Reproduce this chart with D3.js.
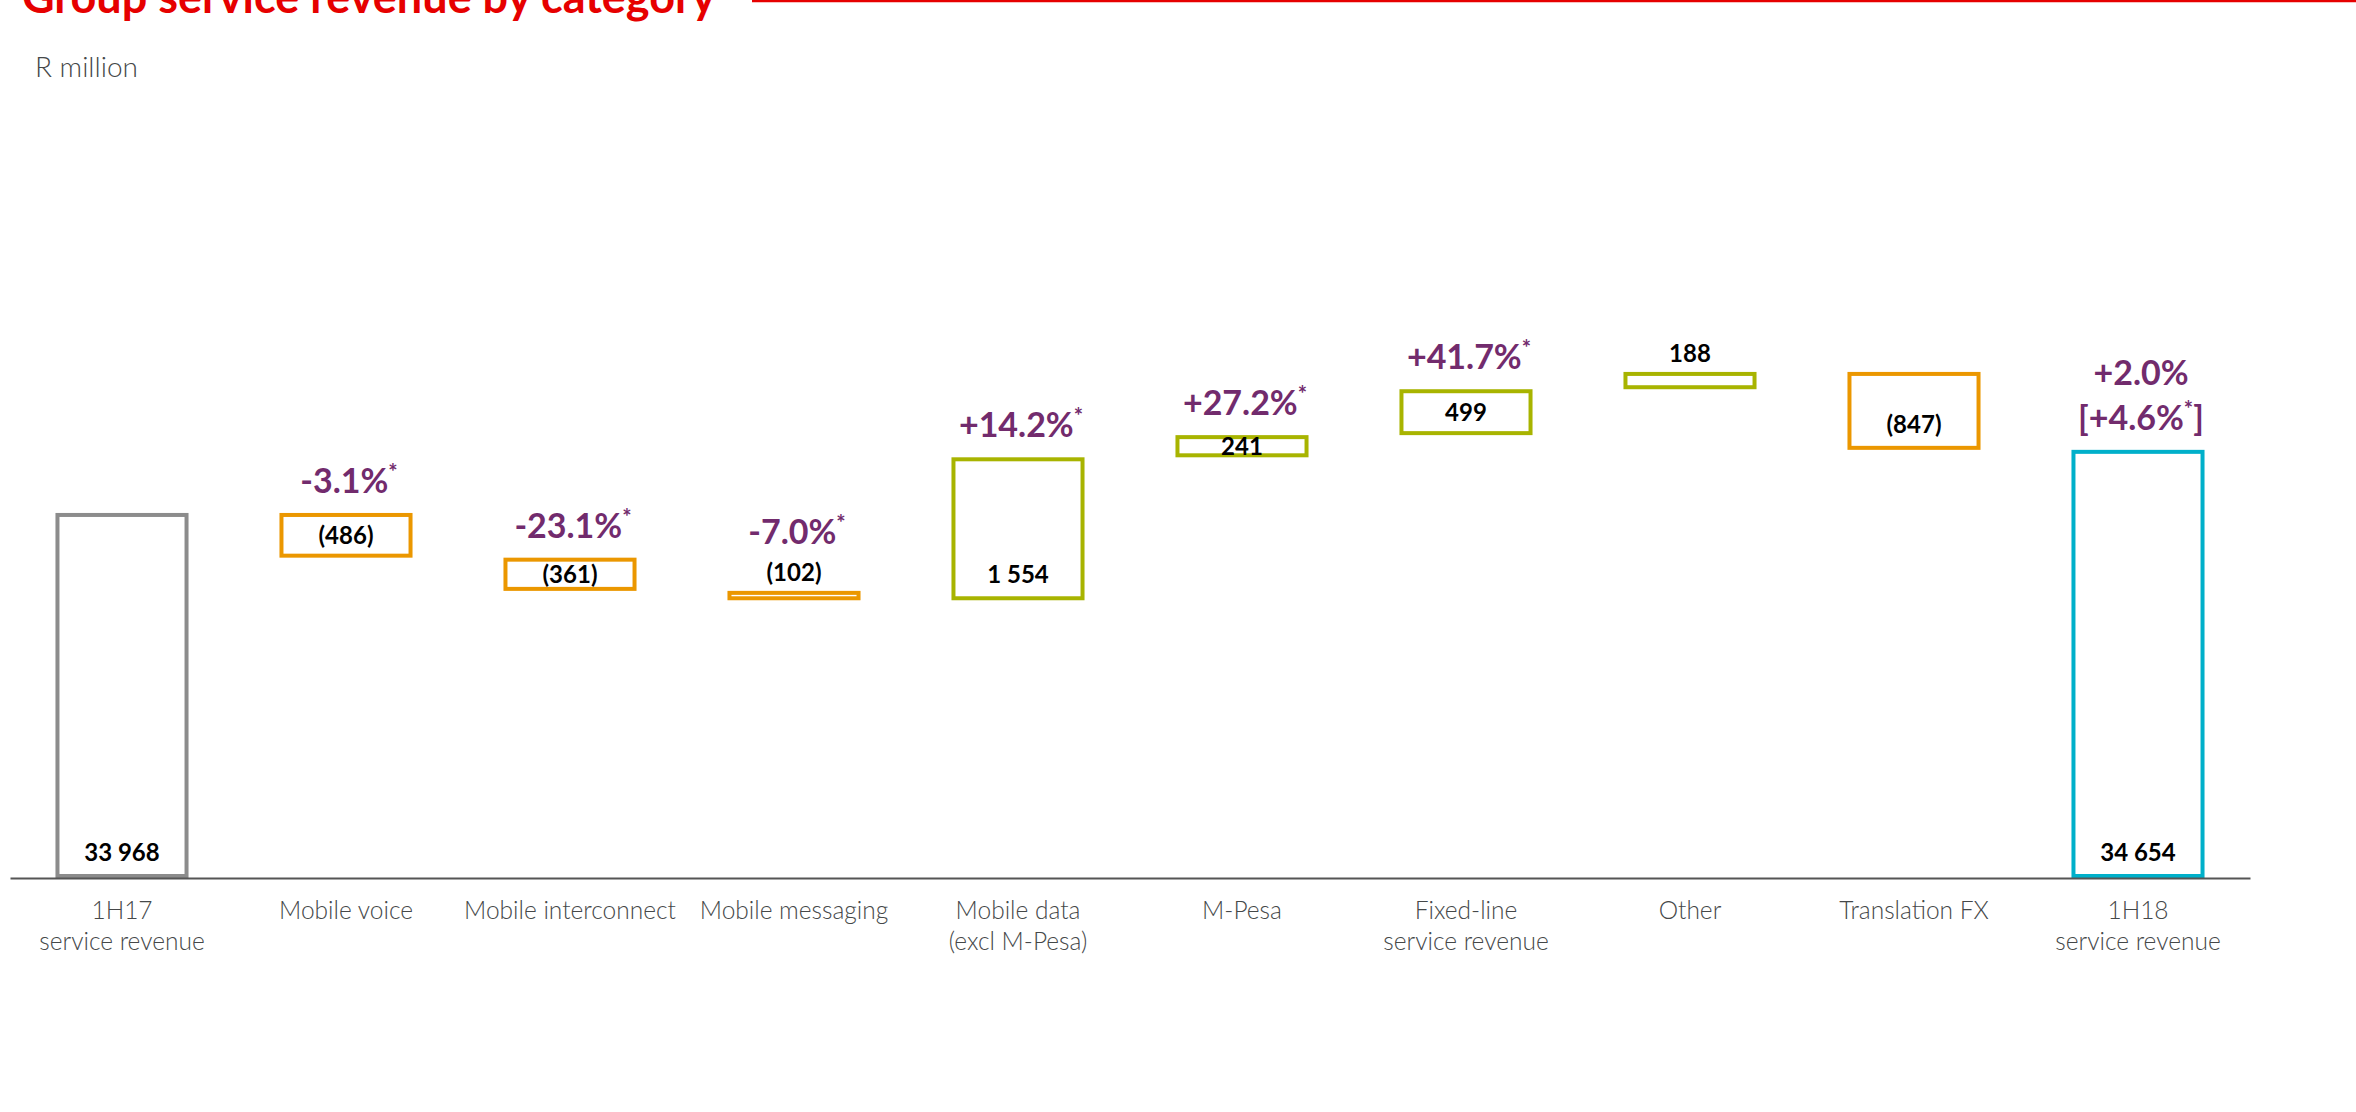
<!DOCTYPE html>
<html>
<head>
<meta charset="utf-8">
<script src="https://cdn.jsdelivr.net/npm/d3@7"></script>
<style>
  body { margin: 0; background: #fff; }
  svg { display: block; }
</style>
</head>
<body>
<svg id="chart" width="2356" height="1112"></svg>
<script>
// Chart values (R million).
var categories = [
    ['1H17', 'service revenue'],
    ['Mobile voice'],
    ['Mobile interconnect'],
    ['Mobile messaging'],
    ['Mobile data', '(excl M-Pesa)'],
    ['M-Pesa'],
    ['Fixed-line', 'service revenue'],
    ['Other'],
    ['Translation FX'],
    ['1H18', 'service revenue']
];
var values = [33968, -486, -361, -102, 1554, 241, 499, 188, -847, 34654];
var isTotal = [true, false, false, false, false, false, false, false, false, true];
var valueLabels = ['33 968', '(486)', '(361)', '(102)', '1 554', '241', '499', '188', '(847)', '34 654'];
// Growth labels, '*' is drawn as a superscript.
var growthLabels = [
    [],
    ['-3.1%*'],
    ['-23.1%*'],
    ['-7.0%*'],
    ['+14.2%*'],
    ['+27.2%*'],
    ['+41.7%*'],
    [],
    [],
    ['+2.0%', '[+4.6%*]']
];
var yTicks = [30000, 36000];

var colors = {
    start: '#8c8c8c',
    end: '#00b0ca',
    up: '#a8b400',
    down: '#eb9700',
    growth: '#722b6d',
    label: '#454849',
    red: '#e60000'
};

var svg = d3.select('#chart');

// Title, cut off at the top edge like the slide it comes from.
svg.append('text')
    .attr('x', 22).attr('y', 13)
    .style('font-family', 'Lato, "Open Sans", sans-serif')
    .style('font-weight', 'bold').style('font-size', '45px')
    .style('fill', colors.red)
    .text('Group service revenue by category');

svg.append('line')
    .attr('x1', 752).attr('x2', 2356)
    .attr('y1', 1).attr('y2', 1)
    .style('stroke', colors.red).style('stroke-width', 2.5);

svg.append('text')
    .attr('x', 35).attr('y', 77)
    .style('font-family', 'Lato, sans-serif')
    .style('font-weight', 300).style('font-size', '28px')
    .style('fill', colors.label)
    .text('R million');

// Running totals for the waterfall.
var bars = [];
var running = 0;
for (var i = 0; i < values.length; i++) {
    var v = values[i];
    if (isTotal[i]) {
        bars.push({ i: i, lo: yTicks[0], hi: v, kind: i === 0 ? 'start' : 'end' });
        running = v;
    } else {
        var next = running + v;
        bars.push({ i: i, lo: Math.min(running, next), hi: Math.max(running, next), kind: v < 0 ? 'down' : 'up' });
        running = next;
    }
}

var x = d3.scaleBand()
    .domain(d3.range(categories.length))
    .range([10, 2250])
    .paddingInner(0.406)
    .paddingOuter(0.203);

var y = d3.scaleLinear()
    .domain(yTicks)
    .range([878, 878 - 6000 / 10.87]);

// Bars drawn as outlined boxes.
var sw = 4;
svg.selectAll('.bar').data(bars)
    .enter().append('rect')
    .attr('class', 'bar')
    .attr('x', function(d) { return x(d.i) + sw / 2; })
    .attr('width', x.bandwidth() - sw)
    .attr('y', function(d) { return y(d.hi) + sw / 2; })
    .attr('height', function(d) { return Math.max(1, y(d.lo) - y(d.hi) - sw); })
    .style('fill', 'white')
    .style('stroke', function(d) { return colors[d.kind]; })
    .style('stroke-width', sw);

// X axis along the baseline; ticks already sit at the band centres.
var axis = svg.append('g')
    .attr('transform', 'translate(0,' + y(yTicks[0]) + ')')
    .call(d3.axisBottom(x).tickSize(0).tickSizeOuter(0).tickFormat(''));
axis.select('.domain').style('stroke', '#555').style('stroke-width', 2);
axis.selectAll('.tick text').remove();
axis.selectAll('.tick').append('text')
    .attr('text-anchor', 'middle')
    .style('font-family', 'Lato, sans-serif')
    .style('font-weight', 300).style('font-size', '24.5px')
    .style('fill', colors.label)
    .each(function(d) {
        var t = d3.select(this);
        categories[d].forEach(function(line, k) {
            t.append('tspan').attr('x', 0).attr('y', 41 + k * 31).text(line);
        });
    });

// Value labels: inside the box near the bottom when tall, centred when medium, above when thin.
var capH = 17;
bars.forEach(function(d) {
    var top = y(d.hi), bottom = y(d.lo), h = bottom - top;
    var base, anchorTop;
    if (h >= 60) { base = bottom - 17; anchorTop = top; }
    else if (h >= 20) { base = (top + bottom) / 2 + capH / 2; anchorTop = top; }
    else { base = top - 10; anchorTop = base - capH; }
    d.labelY = base;
    d.anchorTop = anchorTop;
});

svg.selectAll('.value').data(bars)
    .enter().append('text')
    .attr('class', 'value')
    .attr('text-anchor', 'middle')
    .attr('x', function(d) { return x(d.i) + x.bandwidth() / 2; })
    .attr('y', function(d) { return d.labelY; })
    .style('font-family', 'Lato, sans-serif')
    .style('font-weight', 'bold').style('font-size', '24px')
    .style('fill', '#000')
    .text(function(d) { return valueLabels[d.i]; });

// Growth labels above each box.
bars.forEach(function(d) {
    var lines = growthLabels[d.i];
    lines.forEach(function(line, k) {
        var t = svg.append('text')
            .attr('class', 'growth')
            .attr('text-anchor', 'middle')
            .attr('x', x(d.i) + x.bandwidth() / 2 + 3)
            .attr('y', d.anchorTop - 20 - (lines.length - 1 - k) * 45)
            .style('font-family', 'Lato, sans-serif')
            .style('font-weight', 'bold').style('font-size', '34px')
            .style('fill', colors.growth);
        var parts = line.split('*');
        t.append('tspan').text(parts[0]);
        if (parts.length > 1) {
            t.append('tspan').attr('dy', -13).style('font-size', '22px').text('*');
            if (parts[1]) t.append('tspan').attr('dy', 13).text(parts[1]);
        }
    });
});
</script>
</body>
</html>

*Task to carry out*:
Make an exact copy of the data above, pictures excluded.

*Answer for this exercise*:
Reproduce this chart with D3.js.
<!DOCTYPE html>
<html>
<head>
<meta charset="utf-8">
<script src="https://cdn.jsdelivr.net/npm/d3@7"></script>
<style>
  body { margin: 0; background: #fff; }
  svg { display: block; }
</style>
</head>
<body>
<svg id="chart" width="2356" height="1112"></svg>
<script>
// Chart values (R million).
var categories = [
    ['1H17', 'service revenue'],
    ['Mobile voice'],
    ['Mobile interconnect'],
    ['Mobile messaging'],
    ['Mobile data', '(excl M-Pesa)'],
    ['M-Pesa'],
    ['Fixed-line', 'service revenue'],
    ['Other'],
    ['Translation FX'],
    ['1H18', 'service revenue']
];
var values = [33968, -486, -361, -102, 1554, 241, 499, 188, -847, 34654];
var isTotal = [true, false, false, false, false, false, false, false, false, true];
var valueLabels = ['33 968', '(486)', '(361)', '(102)', '1 554', '241', '499', '188', '(847)', '34 654'];
// Growth labels, '*' is drawn as a superscript.
var growthLabels = [
    [],
    ['-3.1%*'],
    ['-23.1%*'],
    ['-7.0%*'],
    ['+14.2%*'],
    ['+27.2%*'],
    ['+41.7%*'],
    [],
    [],
    ['+2.0%', '[+4.6%*]']
];
var yTicks = [30000, 36000];

var colors = {
    start: '#8c8c8c',
    end: '#00b0ca',
    up: '#a8b400',
    down: '#eb9700',
    growth: '#722b6d',
    label: '#454849',
    red: '#e60000'
};

var svg = d3.select('#chart');

// Title, cut off at the top edge like the slide it comes from.
svg.append('text')
    .attr('x', 22).attr('y', 13)
    .style('font-family', 'Lato, "Open Sans", sans-serif')
    .style('font-weight', 'bold').style('font-size', '45px')
    .style('fill', colors.red)
    .text('Group service revenue by category');

svg.append('line')
    .attr('x1', 752).attr('x2', 2356)
    .attr('y1', 1).attr('y2', 1)
    .style('stroke', colors.red).style('stroke-width', 2.5);

svg.append('text')
    .attr('x', 35).attr('y', 77)
    .style('font-family', 'Lato, sans-serif')
    .style('font-weight', 300).style('font-size', '28px')
    .style('fill', colors.label)
    .text('R million');

// Running totals for the waterfall.
var bars = [];
var running = 0;
for (var i = 0; i < values.length; i++) {
    var v = values[i];
    if (isTotal[i]) {
        bars.push({ i: i, lo: yTicks[0], hi: v, kind: i === 0 ? 'start' : 'end' });
        running = v;
    } else {
        var next = running + v;
        bars.push({ i: i, lo: Math.min(running, next), hi: Math.max(running, next), kind: v < 0 ? 'down' : 'up' });
        running = next;
    }
}

var x = d3.scaleBand()
    .domain(d3.range(categories.length))
    .range([10, 2250])
    .paddingInner(0.406)
    .paddingOuter(0.203);

var y = d3.scaleLinear()
    .domain(yTicks)
    .range([878, 878 - 6000 / 10.87]);

// Bars drawn as outlined boxes.
var sw = 4;
svg.selectAll('.bar').data(bars)
    .enter().append('rect')
    .attr('class', 'bar')
    .attr('x', function(d) { return x(d.i) + sw / 2; })
    .attr('width', x.bandwidth() - sw)
    .attr('y', function(d) { return y(d.hi) + sw / 2; })
    .attr('height', function(d) { return Math.max(1, y(d.lo) - y(d.hi) - sw); })
    .style('fill', 'white')
    .style('stroke', function(d) { return colors[d.kind]; })
    .style('stroke-width', sw);

// X axis along the baseline; ticks already sit at the band centres.
var axis = svg.append('g')
    .attr('transform', 'translate(0,' + y(yTicks[0]) + ')')
    .call(d3.axisBottom(x).tickSize(0).tickSizeOuter(0).tickFormat(''));
axis.select('.domain').style('stroke', '#555').style('stroke-width', 2);
axis.selectAll('.tick text').remove();
axis.selectAll('.tick').append('text')
    .attr('text-anchor', 'middle')
    .style('font-family', 'Lato, sans-serif')
    .style('font-weight', 300).style('font-size', '24.5px')
    .style('fill', colors.label)
    .each(function(d) {
        var t = d3.select(this);
        categories[d].forEach(function(line, k) {
            t.append('tspan').attr('x', 0).attr('y', 41 + k * 31).text(line);
        });
    });

// Value labels: inside the box near the bottom when tall, centred when medium, above when thin.
var capH = 17;
bars.forEach(function(d) {
    var top = y(d.hi), bottom = y(d.lo), h = bottom - top;
    var base, anchorTop;
    if (h >= 60) { base = bottom - 17; anchorTop = top; }
    else if (h >= 20) { base = (top + bottom) / 2 + capH / 2; anchorTop = top; }
    else { base = top - 10; anchorTop = base - capH; }
    d.labelY = base;
    d.anchorTop = anchorTop;
});

svg.selectAll('.value').data(bars)
    .enter().append('text')
    .attr('class', 'value')
    .attr('text-anchor', 'middle')
    .attr('x', function(d) { return x(d.i) + x.bandwidth() / 2; })
    .attr('y', function(d) { return d.labelY; })
    .style('font-family', 'Lato, sans-serif')
    .style('font-weight', 'bold').style('font-size', '24px')
    .style('fill', '#000')
    .text(function(d) { return valueLabels[d.i]; });

// Growth labels above each box.
bars.forEach(function(d) {
    var lines = growthLabels[d.i];
    lines.forEach(function(line, k) {
        var t = svg.append('text')
            .attr('class', 'growth')
            .attr('text-anchor', 'middle')
            .attr('x', x(d.i) + x.bandwidth() / 2 + 3)
            .attr('y', d.anchorTop - 20 - (lines.length - 1 - k) * 45)
            .style('font-family', 'Lato, sans-serif')
            .style('font-weight', 'bold').style('font-size', '34px')
            .style('fill', colors.growth);
        var parts = line.split('*');
        t.append('tspan').text(parts[0]);
        if (parts.length > 1) {
            t.append('tspan').attr('dy', -13).style('font-size', '22px').text('*');
            if (parts[1]) t.append('tspan').attr('dy', 13).text(parts[1]);
        }
    });
});
</script>
</body>
</html>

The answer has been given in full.